Monday, August 22, 2011

Pieces of the American Puzzle

I am reading a very interesting book about Cornelius Vanderbilt ("The First Tycoon" by T.J. Stiles) the richest man in the U.S. before the rise of John D. Rockefeller  (Standard Oil).  Much of American socio-economic history revolves around fortunes generated from modes of transportation; steam ships, railroads, automobile/truck, aircraft, as well as the energy that fueled them and the corporate monopolies that rose as their by-product.  
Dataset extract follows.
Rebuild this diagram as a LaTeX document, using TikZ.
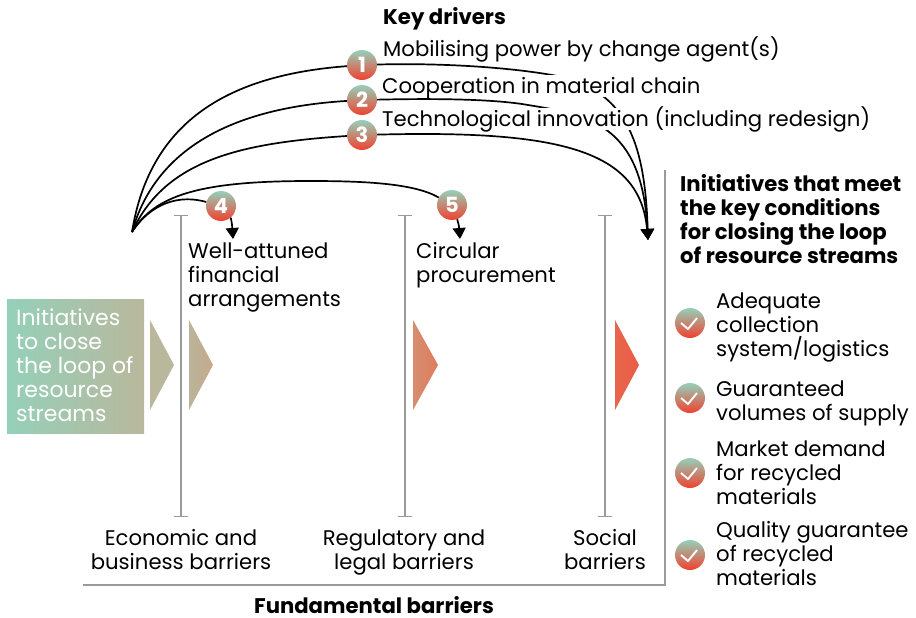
\documentclass[tikz,border=0pt]{standalone}
\usepackage{fontspec}
\setmainfont{Poppins}
\usetikzlibrary{arrows.meta,backgrounds}

\begin{document}
\begin{tikzpicture}[%
    x=1pt, y=-1pt,              % Coordinates are the pixels of the figure
    every node/.style={inner sep=0pt},
    ]
% -------------------------------------------------
% A few styles
\definecolor{mint}{HTML}{95D0B9}
\definecolor{tan}{HTML}{B9B89C}
\definecolor{hot}{HTML}{F0412F}
\definecolor{rail}{HTML}{9A9A9A}
\definecolor{w2a}{HTML}{BAB39A}
\definecolor{w2b}{HTML}{C5AA8B}
\definecolor{w3a}{HTML}{D68D6E}
\definecolor{w3b}{HTML}{DF7C5F}
\definecolor{w4a}{HTML}{E8664D}
\definecolor{w4b}{HTML}{EB5A45}
\tikzset{
  txt/.style={font=\fontsize{21.2}{24}\selectfont, align=left, anchor=base west},
  mid/.style={txt, align=center, anchor=base},
  head/.style={txt, font=\fontsize{21.2}{24}\selectfont\bfseries},
  driver/.style={txt, fill=white, text height=18pt, text depth=4pt},
  badge/.style={circle, minimum size=30pt, top color=mint, bottom color=hot,
    text=white, font=\fontsize{21}{21}\selectfont\bfseries},
  curve/.style={draw, line width=1.7pt},
  to/.style={curve, -{Triangle[length=11pt,width=13pt]}},
  barrier/.style={draw=rail, line width=1.3pt, {Bar[width=14pt]}-{Bar[width=14pt]}},
  frame/.style={draw=rail, line width=1.2pt},
  tick/.style={draw=white, line width=1.9pt, line join=round},
}
\useasboundingbox (0,0) rectangle (916,618);
% -------------------------------------------------
% Start and end of the curves, and the numbered badges
\coordinate (src) at (132,232);
\coordinate (dst) at (648,240);
\coordinate (t4) at (233,239);
\coordinate (t5) at (460,239);
\node [badge] (n1) at (362,65) {1};
\node [badge] (n2) at (362,100) {2};
\node [badge] (n3) at (362,135) {3};
\node [badge] (n4) at (221,206) {4};
\node [badge] (n5) at (452,205) {5};

\begin{scope}[on background layer]
\draw[curve] (src) .. controls (150,120) and (230,75) .. (n1);
\draw[to] (n1) .. controls (430,63) and (500,66) .. (552,75)
  .. controls (625,88) and (645,140) .. (dst);
\draw[curve] (src) .. controls (155,150) and (230,108) .. (n2);
\draw[to] (n2) .. controls (450,98) and (500,100) .. (528,105)
  .. controls (590,115) and (642,125) .. (dst);
\draw[curve] (src) .. controls (165,160) and (240,143) .. (n3);
\draw[to] (n3) .. controls (560,130) and (640,150) .. (dst);
\draw[curve] (src) .. controls (155,195) and (200,181) .. (310,181)
  .. controls (370,181) and (415,184) .. (n5);
\draw[curve] (src) .. controls (145,212) and (170,192) .. (n4);
% Drivers: the white fill cuts the curves
\node [driver] (k2) at (382,93) {Cooperation in material chain};
\node [driver] (k3) at (382,126) {Technological innovation (including redesign)};
\end{scope}
\node [head] (keyhead) at (383,25) {Key drivers};
\node [txt] (k1) at (383,57) {Mobilising power by change agent(s)};
\draw[to] (n4.-50) .. controls (232,224) .. (t4);
\draw[to] (n5.-70) .. controls (459,226) .. (t5);
% -------------------------------------------------
% Barriers
\coordinate (a1) at (181,215); \coordinate (a2) at (181,517);
\coordinate (b1) at (405,215); \coordinate (b2) at (405,517);
\coordinate (c1) at (605,215); \coordinate (c2) at (605,517);
\draw[barrier] (a1) -- (a2);
\draw[barrier] (b1) -- (b2);
\draw[barrier] (c1) -- (c2);
\coordinate (f1) at (665,170); \coordinate (f2) at (665,585); \coordinate (f3) at (83,585);
\draw[frame] (f1) -- (f2) -- (f3);

% Multi-line nodes sit on the base of their last line
\node [txt] (wa) at (188,306) {Well-attuned\\financial\\arrangements};
\node [txt] (cp) at (416,282) {Circular\\procurement};
\node [mid] (eb) at (181,569) {Economic and\\business barriers};
\node [mid] (rl) at (404,569) {Regulatory and\\legal barriers};
\node [mid] (sb) at (605,569) {Social\\barriers};
\node [head, anchor=base] (fb) at (374,613) {Fundamental barriers};
% -------------------------------------------------
% Initiatives and the wedges
\node [minimum width=137pt, minimum height=134pt, left color=mint, right color=tan, anchor=north west] (init) at (7,299) {};
\node [txt, text=white, font=\fontsize{22}{24}\selectfont] (initxt) at (16,421) {Initiatives\\to close\\the loop of\\resource\\streams};
\path[left color=tan, right color=tan] (150,320) -- (174,365) -- (150,410) -- cycle;
\path[left color=w2a, right color=w2b] (189,320) -- (213,365) -- (189,410) -- cycle;
\path[left color=w3a, right color=w3b] (413,320) -- (438,365) -- (413,410) -- cycle;
\path[left color=w4a, right color=w4b] (615,320) -- (639,365) -- (615,410) -- cycle;
% -------------------------------------------------
% Conditions
\node [head] (cond) at (680,263) {Initiatives that meet\\the key conditions\\for closing the loop\\of resource streams};
\node [txt] (c1t) at (716,356) {Adequate\\collection\\system/logistics};
\node [txt] (c2t) at (716,420) {Guaranteed\\volumes of supply};
\node [txt] (c3t) at (716,504) {Market demand\\for recycled\\materials};
\node [txt] (c4t) at (716,585) {Quality guarantee\\of recycled\\materials};
\foreach \name/\ypos in {ok1/323, ok2/398, ok3/473, ok4/555}{
  \node [badge] (\name) at (690,\ypos) {};
  \draw[tick] ([shift={(-9,0)}]\name.center) -- ([shift={(-2,6)}]\name.center) -- ([shift={(7,-5)}]\name.center);
}
% -------------------------------------------------
\end{tikzpicture}
\end{document}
Until the 14th Amendment (passed after the Civil War to guarantee the African American human rights and property ownership) the corporation was a State chartered entity that existed for public benefit but operated by private owners.  Many State chartered corporations were first granted to ferry operators, bridge builders and  later railroads, particularly after the New England States ran up large deficits through the construction and operation of canals (the Erie Canal was one of the more successful endeavors).  These corporate charters were geographically limited and often insured monopoly privileges  to the owners. However, the ground work of change was brought about by a pivotal Supreme Court case between Vanderbilt's first boss, Thomas Gibbons and a monopoly of rich New York State steamboat operators that controlled the Hudson River.  The decision ruled that interstate commerce fell under the jurisdiction of the Federal Government and that a State chartered monopoly could not control the interstate traffic on a river. 
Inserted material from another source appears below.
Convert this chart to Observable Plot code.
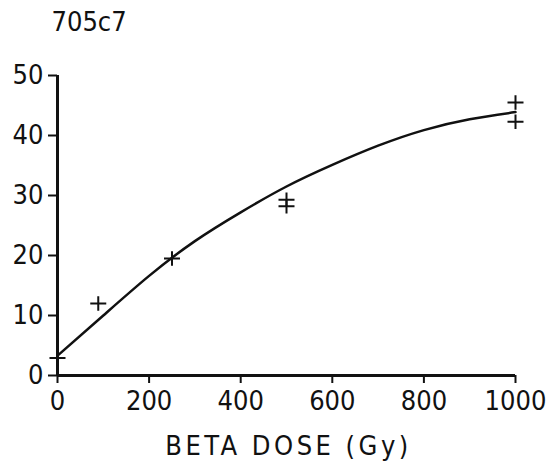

This Federal over State ruling created a new geography were interstate corporations could flourish. The 14th Amendment was then sited as the constitutional guarantee granting corporations all the rights of an individual and a new economy came to life in America which still dominates today, pitting the corporation against the American individual.  (The Republican "Tea Party" is attempting to capitalizes on similar negative sentiments of big government vs individual, mimicking the rhetoric of the Democratic Party of the mid 1830's).  

American Capitalism involves a tug-of war between the chaos of free-market competition and a more stable, predictable economy existing under the limbs of monopolization and government regulation.  Big business and big government can both appear as a threat to economic freedom.  Competing with a corporation is difficult because the corporate entity has distinct advantages over a corporeal being:  it has no body, so it can not be sent to jail if it breaks the law;  nor does it die  (thus dividing assets among heirs).  It also lacks a soul with which to have remorse for corrupt activity which  destroys the environment or other mens lives'.

On the other hand, who is the government and what is its motivations?  In the early 19th century for instance, only landed gentry had the right to vote in most elections, skewing the selection of representtives toward a specific class of individuals whose interests were often mutually self-serving.  Can this be thought of as differing wildly from the agenda of today's corporate lobbyists and the political ramifications of their virtually unlimited campaign contributions?

Vanderbilt, "the Commodore," began his career as a monopoly buster.  He owned ferries, first wind driven and then steam powered, and sought to undersell his competition's fares  much as airline owner Freddy Laker tried to usurp British Airways customers during the rate wars of the late 1970's.  Although Vanderbilt's rhetoric was Jacksonian- a man of the people for the people- and starkly opposed to the political entitlements of the NewYork/New England banking and merchant class,  his goal was to create his own monopolized transportation networks, which he did successfully during a lifetime that spanned from the era of George Washington to the emergence of Standard Oil as a world player.